DATA SECTION:
++++

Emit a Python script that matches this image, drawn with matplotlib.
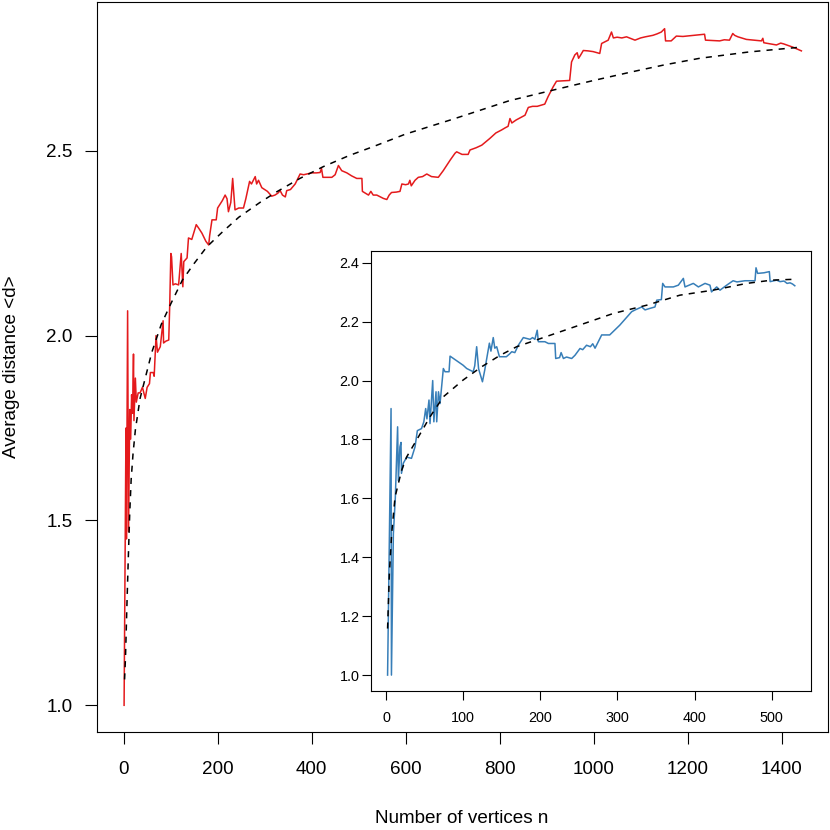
import matplotlib
matplotlib.use("Agg")
import matplotlib.pyplot as plt

plt.rcParams['font.family'] = ['Liberation Sans', 'DejaVu Sans']

RED = '#E41A1C'
BLUE = '#377EB8'

# ---- main network (n up to ~1440) ----
main_n = [1, 5, 6, 8.5, 10.5, 13, 15, 17, 19, 21, 22, 25, 27, 31, 35, 40, 46, 50, 55, 57,
          63, 65, 69, 72, 78, 84, 85, 90, 96, 98, 100.5, 102, 105, 110, 117, 122.5, 126, 128,
          135, 138, 145, 154.5, 160, 166.6, 175, 181, 183, 188, 197, 200, 204, 210, 216, 220,
          223, 228, 232, 237, 245, 255, 260, 268, 272, 280, 283, 287, 294, 300, 306, 315, 322,
          328, 333, 338, 344, 347, 355, 365, 375.5, 383, 390, 400, 410, 418, 421, 424, 435,
          443, 450, 457, 464, 475, 485, 496, 507, 508, 521, 526, 531, 538.6, 552.6, 560, 565,
          570, 580, 588, 592, 600, 606, 609, 612, 620, 627, 636, 645, 655, 669.5, 680, 695,
          705, 708.6, 720, 733, 737, 750, 762, 779, 792, 804, 812, 818, 822, 826, 835, 845,
          854, 861, 870, 880, 896, 903, 914, 921, 935, 949, 953, 960, 965, 968, 972, 978, 988,
          999, 1013, 1017, 1031, 1038, 1042, 1050, 1060, 1070, 1080, 1088, 1100, 1110, 1126,
          1135, 1144, 1151, 1153, 1165, 1170, 1176, 1190, 1205, 1220, 1236, 1238, 1255, 1268,
          1278, 1289, 1296, 1300, 1307, 1325, 1340, 1357, 1360, 1362, 1375, 1389, 1398, 1404,
          1424, 1442]
main_d = [1.0, 1.75, 1.45, 2.067, 1.47, 1.80, 1.72, 1.84, 1.79, 1.95, 1.77, 1.885, 1.82, 1.845,
          1.845, 1.86, 1.83, 1.86, 1.87, 1.90, 1.90, 1.89, 2.0, 1.955, 1.97, 2.04, 1.98, 1.985,
          1.988, 2.078, 2.222, 2.213, 2.137, 2.14, 2.137, 2.222, 2.132, 2.2, 2.21, 2.264, 2.26,
          2.30, 2.29, 2.277, 2.255, 2.245, 2.27, 2.313, 2.313, 2.345, 2.353, 2.365, 2.38, 2.37,
          2.335, 2.36, 2.425, 2.34, 2.345, 2.345, 2.37, 2.417, 2.41, 2.43, 2.41, 2.42, 2.40,
          2.395, 2.39, 2.377, 2.38, 2.385, 2.392, 2.38, 2.375, 2.392, 2.395, 2.41, 2.437, 2.435,
          2.437, 2.44, 2.44, 2.441, 2.452, 2.428, 2.428, 2.428, 2.435, 2.46, 2.446, 2.44, 2.432,
          2.425, 2.425, 2.39, 2.38, 2.39, 2.38, 2.38, 2.371, 2.368, 2.38, 2.387, 2.388, 2.39,
          2.41, 2.408, 2.41, 2.42, 2.405, 2.42, 2.428, 2.43, 2.437, 2.43, 2.428, 2.446, 2.475,
          2.493, 2.497, 2.49, 2.49, 2.502, 2.508, 2.515, 2.533, 2.548, 2.556, 2.562, 2.566,
          2.587, 2.575, 2.583, 2.59, 2.596, 2.617, 2.62, 2.62, 2.626, 2.646, 2.673, 2.688,
          2.689, 2.69, 2.74, 2.759, 2.765, 2.75, 2.758, 2.771, 2.77, 2.768, 2.763, 2.79, 2.799,
          2.821, 2.805, 2.807, 2.805, 2.808, 2.803, 2.799, 2.805, 2.808, 2.812, 2.816, 2.821,
          2.83, 2.797, 2.797, 2.803, 2.81, 2.809, 2.811, 2.813, 2.815, 2.799, 2.798, 2.797,
          2.800, 2.799, 2.817, 2.812, 2.808, 2.801, 2.799, 2.797, 2.804, 2.792, 2.789, 2.786,
          2.791, 2.789, 2.78, 2.77]

# fitted curve
main_fit_n = [2, 4, 7, 10, 13, 16, 20, 25, 35, 45, 60, 80, 100, 125, 150, 177, 210, 245, 290,
              326, 375, 425, 480, 531, 600, 700, 820, 914, 1000, 1084, 1150, 1226, 1330, 1440]
main_fit_d = [1.07, 1.13, 1.27, 1.40, 1.52, 1.61, 1.68, 1.745, 1.83, 1.88, 1.955, 2.03, 2.085,
              2.15, 2.195, 2.24, 2.28, 2.32, 2.36, 2.389, 2.425, 2.457, 2.487, 2.511, 2.545,
              2.585, 2.635, 2.664, 2.69, 2.714, 2.732, 2.75, 2.767, 2.78]

# ---- inset network (n up to ~530) ----
inset_n = [2, 6.5, 7, 9.5, 12, 15, 16, 18, 19.4, 20, 22.5, 26.8, 33, 37.6, 40.6, 46, 49, 51.4,
           53, 55.7, 57, 60.5, 62, 64.8, 65.7, 68, 70, 74.3, 76.5, 81.7, 83, 100, 104.6, 113,
           115, 117.5, 120, 125, 128, 134, 136, 139, 141, 143.5, 147, 156, 160, 163, 167, 171.5,
           178, 186.7, 190, 193, 196, 197.5, 206, 210.5, 219, 220, 225, 227, 230, 234, 240.7,
           245, 251.5, 255, 260, 265, 268, 271, 279.6, 290, 303, 318.5, 323, 331.5, 335.8, 342,
           348.7, 351, 357, 358.7, 361.7, 372.5, 379, 385.5, 387.6, 398.4, 405, 413.6, 420, 422,
           428.7, 433, 441.7, 450, 455, 465.4, 478.4, 479.7, 481.8, 490, 497, 498, 506.5, 510.8,
           516, 520, 523.8, 527, 530]
inset_d = [1.0, 1.905, 1.0, 1.48, 1.60, 1.843, 1.66, 1.775, 1.79, 1.685, 1.72, 1.74, 1.736, 1.775,
           1.83, 1.837, 1.86, 1.905, 1.87, 1.934, 1.854, 2.0, 1.86, 1.962, 1.86, 1.962, 1.922,
           2.041, 2.03, 2.03, 2.083, 2.052, 2.041, 2.03, 2.05, 2.115, 2.04, 1.996, 2.036, 2.127,
           2.10, 2.146, 2.11, 2.115, 2.081, 2.081, 2.09, 2.098, 2.095, 2.12, 2.146, 2.14, 2.146,
           2.14, 2.171, 2.132, 2.132, 2.126, 2.126, 2.075, 2.078, 2.095, 2.075, 2.08, 2.075, 2.086,
           2.109, 2.105, 2.12, 2.115, 2.125, 2.11, 2.155, 2.155, 2.188, 2.234, 2.24, 2.25, 2.24,
           2.245, 2.25, 2.273, 2.275, 2.33, 2.318, 2.318, 2.324, 2.347, 2.318, 2.33, 2.318, 2.33,
           2.324, 2.301, 2.318, 2.307, 2.324, 2.339, 2.335, 2.339, 2.339, 2.383, 2.364, 2.366,
           2.37, 2.336, 2.341, 2.336, 2.338, 2.33, 2.332, 2.328, 2.322]

inset_fit_n = [2, 4.3, 7.3, 11.7, 20.3, 26.8, 42, 57, 74.3, 100, 124, 148, 169.4, 204, 245,
               294.7, 338, 381, 424, 467.6, 500, 530]
inset_fit_d = [1.158, 1.345, 1.48, 1.605, 1.696, 1.741, 1.809, 1.877, 1.945, 2.002, 2.047,
               2.086, 2.115, 2.146, 2.183, 2.228, 2.256, 2.29, 2.307, 2.33, 2.341, 2.344]

main_xticks = [0, 200, 400, 600, 800, 1000, 1200, 1400]
main_yticks = [1.0, 1.5, 2.0, 2.5]
inset_xticks = [0, 100, 200, 300, 400, 500]
inset_yticks = [1.0, 1.2, 1.4, 1.6, 1.8, 2.0, 2.2, 2.4]

W = 830
fig = plt.figure(figsize=(8.3, 8.3), dpi=100)

# main panel
ax = fig.add_axes([97.3 / W, 1 - 732.3 / W, (827.7 - 97.3) / W, (732.3 - 1.7) / W])
ax.plot(main_n, main_d, color=RED, lw=1.1)
ax.plot(main_fit_n, main_fit_d, color='black', lw=1.1, linestyle=(0, (4, 4)))
ax.set_xlim(-56, 1498)
ax.set_ylim(0.927, 2.903)
ax.set_xticks(main_xticks)
ax.set_yticks(main_yticks)
ax.set_yticklabels([f"{v:.1f}" for v in main_yticks])
ax.tick_params(axis='both', direction='out', length=8.4, width=0.8, labelsize=13.6)
ax.tick_params(axis='x', pad=12.3)
ax.tick_params(axis='y', pad=9.3)
for s in ax.spines.values():
    s.set_linewidth(0.8)

fig.text(462 / W, 1 - 823.3 / W, "Number of vertices n", ha='center', va='baseline', fontsize=13.6)
fig.text(11.5 / W, 1 - 367 / W, "Average distance <d>", ha='center', va='center',
         rotation=90, fontsize=13.6)

# inset
axi = fig.add_axes([371 / W, 1 - 690.7 / W, (811 - 371) / W, (690.7 - 251) / W])
axi.plot(inset_n, inset_d, color=BLUE, lw=1.1)
axi.plot(inset_fit_n, inset_fit_d, color='black', lw=1.1, linestyle=(0, (4, 4)))
axi.set_xlim(-19.5, 551)
axi.set_ylim(0.947, 2.44)
axi.set_xticks(inset_xticks)
axi.set_yticks(inset_yticks)
axi.set_yticklabels([f"{v:.1f}" for v in inset_yticks])
axi.tick_params(axis='both', direction='out', length=6.7, width=0.8, labelsize=10.4)
axi.tick_params(axis='x', pad=8.2)
axi.tick_params(axis='y', pad=1.6)
for s in axi.spines.values():
    s.set_linewidth(0.8)

fig.savefig("out.png", dpi=100)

++++

SET EXERCISE: Begin at the first line of the data above and repeat each line exactly, stopping after the line containing "BLUE = '#377EB8'". Omit the pictures.

REPLY TO THE EXERCISE:
Emit a Python script that matches this image, drawn with matplotlib.
import matplotlib
matplotlib.use("Agg")
import matplotlib.pyplot as plt

plt.rcParams['font.family'] = ['Liberation Sans', 'DejaVu Sans']

RED = '#E41A1C'
BLUE = '#377EB8'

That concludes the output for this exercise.